EXERCISE: Transcribe the material in full. Nothing should differ except that the pictures are left out.

↓↓↓

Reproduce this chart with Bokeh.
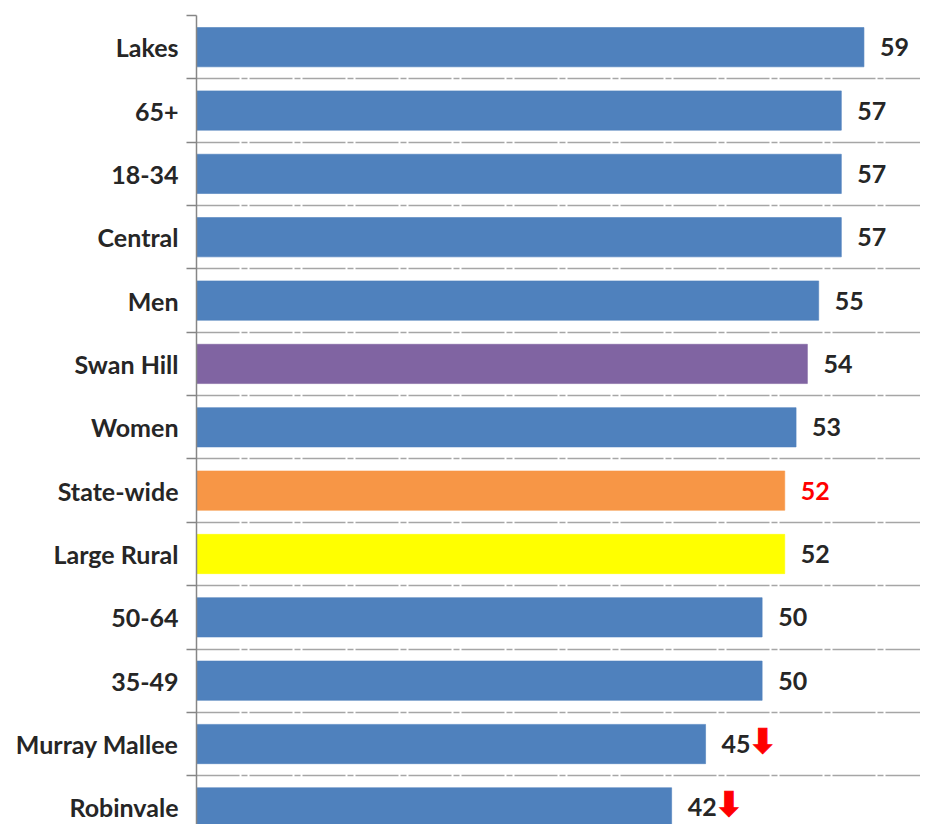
from bokeh.plotting import figure
from bokeh.models import ColumnDataSource, Range1d, FixedTicker
from bokeh.core.properties import value
from bokeh.embed import file_html
from bokeh.resources import INLINE

# ---- data (top to bottom) ----
categories = ["Lakes", "65+", "18-34", "Central", "Men", "Swan Hill", "Women",
              "State-wide", "Large Rural", "50-64", "35-49", "Murray Mallee", "Robinvale"]
scores = [59, 57, 57, 57, 55, 54, 53, 52, 52, 50, 50, 45, 42]
significance = ["", "", "", "", "", "", "", "", "", "", "", "down", "down"]

# ---- styling ----
BLUE = "#4f81bd"
special_fill = {"Swan Hill": "#8064a2", "State-wide": "#f79646", "Large Rural": "#ffff00"}
special_text = {"State-wide": "#ff0000"}
TEXT = "#262626"
FONT = "Lato"

n = len(categories)
ypos = [n - 1 - i for i in range(n)]
fills = [special_fill.get(c, BLUE) for c in categories]
tcols = [special_text.get(c, TEXT) for c in categories]
labels = [str(v) for v in scores]
arrows = ["\u2B07" if s == "down" else "" for s in significance]

src = ColumnDataSource(dict(y=ypos, v=scores, fill=fills, tcol=tcols,
                            lab=labels, arr=arrows, cat=categories))

p = figure(width=920, height=824, output_backend="svg", toolbar_location=None,
           x_range=Range1d(0, 64.0), y_range=Range1d(-0.27, n - 0.5),
           min_border_left=196, min_border_right=0, min_border_top=15,
           min_border_bottom=0)
p.outline_line_color = None
p.background_fill_color = "white"
p.border_fill_color = "white"

p.hbar(y="y", left=0, right="v", height=0.62, fill_color="fill",
       line_color="fill", line_alpha=0.6, line_width=1, source=src)

p.text(x="v", y="y", text="lab", text_color="tcol", x_offset=16,
       text_align="left", text_baseline="middle",
       text_font=value(FONT), text_font_style="bold", text_font_size="25px",
       source=src)
p.text(x="v", y="y", text="arr", text_color="#ff0000", x_offset=43, y_offset=-3,
       text_align="left", text_baseline="middle",
       text_font=value("DejaVu Sans"), text_font_style="bold",
       text_font_size="34px", text_outline_color="#ff0000", source=src)

# axes
p.xaxis.visible = False
boundaries = [i + 0.5 for i in range(-1, n)]
yt = FixedTicker(ticks=ypos, minor_ticks=boundaries)
p.yaxis.ticker = yt
p.yaxis.major_label_overrides = {y: c for y, c in zip(ypos, categories)}
p.yaxis.major_tick_out = 0
p.yaxis.major_tick_in = 0
p.yaxis.minor_tick_out = 10
p.yaxis.minor_tick_in = 0
p.yaxis.minor_tick_line_color = "#868686"
p.yaxis.minor_tick_line_width = 1.5
p.yaxis.axis_line_color = "#868686"
p.yaxis.axis_line_width = 1.5
p.yaxis.major_label_standoff = 8
p.yaxis.major_label_text_font = FONT
p.yaxis.major_label_text_font_style = "bold"
p.yaxis.major_label_text_font_size = "25px"
p.yaxis.major_label_text_color = TEXT

p.xgrid.visible = False
p.ygrid.grid_line_color = None
p.ygrid.minor_grid_line_color = "#a6a6a6"
p.ygrid.minor_grid_line_width = 1.5
p.ygrid.minor_grid_line_dash = "43 2 6 2"

open("out.html", "w").write(file_html(p, INLINE))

↑↑↑

SOLUTION FOR THIS EXERCISE:
Reproduce this chart with Bokeh.
from bokeh.plotting import figure
from bokeh.models import ColumnDataSource, Range1d, FixedTicker
from bokeh.core.properties import value
from bokeh.embed import file_html
from bokeh.resources import INLINE

# ---- data (top to bottom) ----
categories = ["Lakes", "65+", "18-34", "Central", "Men", "Swan Hill", "Women",
              "State-wide", "Large Rural", "50-64", "35-49", "Murray Mallee", "Robinvale"]
scores = [59, 57, 57, 57, 55, 54, 53, 52, 52, 50, 50, 45, 42]
significance = ["", "", "", "", "", "", "", "", "", "", "", "down", "down"]

# ---- styling ----
BLUE = "#4f81bd"
special_fill = {"Swan Hill": "#8064a2", "State-wide": "#f79646", "Large Rural": "#ffff00"}
special_text = {"State-wide": "#ff0000"}
TEXT = "#262626"
FONT = "Lato"

n = len(categories)
ypos = [n - 1 - i for i in range(n)]
fills = [special_fill.get(c, BLUE) for c in categories]
tcols = [special_text.get(c, TEXT) for c in categories]
labels = [str(v) for v in scores]
arrows = ["\u2B07" if s == "down" else "" for s in significance]

src = ColumnDataSource(dict(y=ypos, v=scores, fill=fills, tcol=tcols,
                            lab=labels, arr=arrows, cat=categories))

p = figure(width=920, height=824, output_backend="svg", toolbar_location=None,
           x_range=Range1d(0, 64.0), y_range=Range1d(-0.27, n - 0.5),
           min_border_left=196, min_border_right=0, min_border_top=15,
           min_border_bottom=0)
p.outline_line_color = None
p.background_fill_color = "white"
p.border_fill_color = "white"

p.hbar(y="y", left=0, right="v", height=0.62, fill_color="fill",
       line_color="fill", line_alpha=0.6, line_width=1, source=src)

p.text(x="v", y="y", text="lab", text_color="tcol", x_offset=16,
       text_align="left", text_baseline="middle",
       text_font=value(FONT), text_font_style="bold", text_font_size="25px",
       source=src)
p.text(x="v", y="y", text="arr", text_color="#ff0000", x_offset=43, y_offset=-3,
       text_align="left", text_baseline="middle",
       text_font=value("DejaVu Sans"), text_font_style="bold",
       text_font_size="34px", text_outline_color="#ff0000", source=src)

# axes
p.xaxis.visible = False
boundaries = [i + 0.5 for i in range(-1, n)]
yt = FixedTicker(ticks=ypos, minor_ticks=boundaries)
p.yaxis.ticker = yt
p.yaxis.major_label_overrides = {y: c for y, c in zip(ypos, categories)}
p.yaxis.major_tick_out = 0
p.yaxis.major_tick_in = 0
p.yaxis.minor_tick_out = 10
p.yaxis.minor_tick_in = 0
p.yaxis.minor_tick_line_color = "#868686"
p.yaxis.minor_tick_line_width = 1.5
p.yaxis.axis_line_color = "#868686"
p.yaxis.axis_line_width = 1.5
p.yaxis.major_label_standoff = 8
p.yaxis.major_label_text_font = FONT
p.yaxis.major_label_text_font_style = "bold"
p.yaxis.major_label_text_font_size = "25px"
p.yaxis.major_label_text_color = TEXT

p.xgrid.visible = False
p.ygrid.grid_line_color = None
p.ygrid.minor_grid_line_color = "#a6a6a6"
p.ygrid.minor_grid_line_width = 1.5
p.ygrid.minor_grid_line_dash = "43 2 6 2"

open("out.html", "w").write(file_html(p, INLINE))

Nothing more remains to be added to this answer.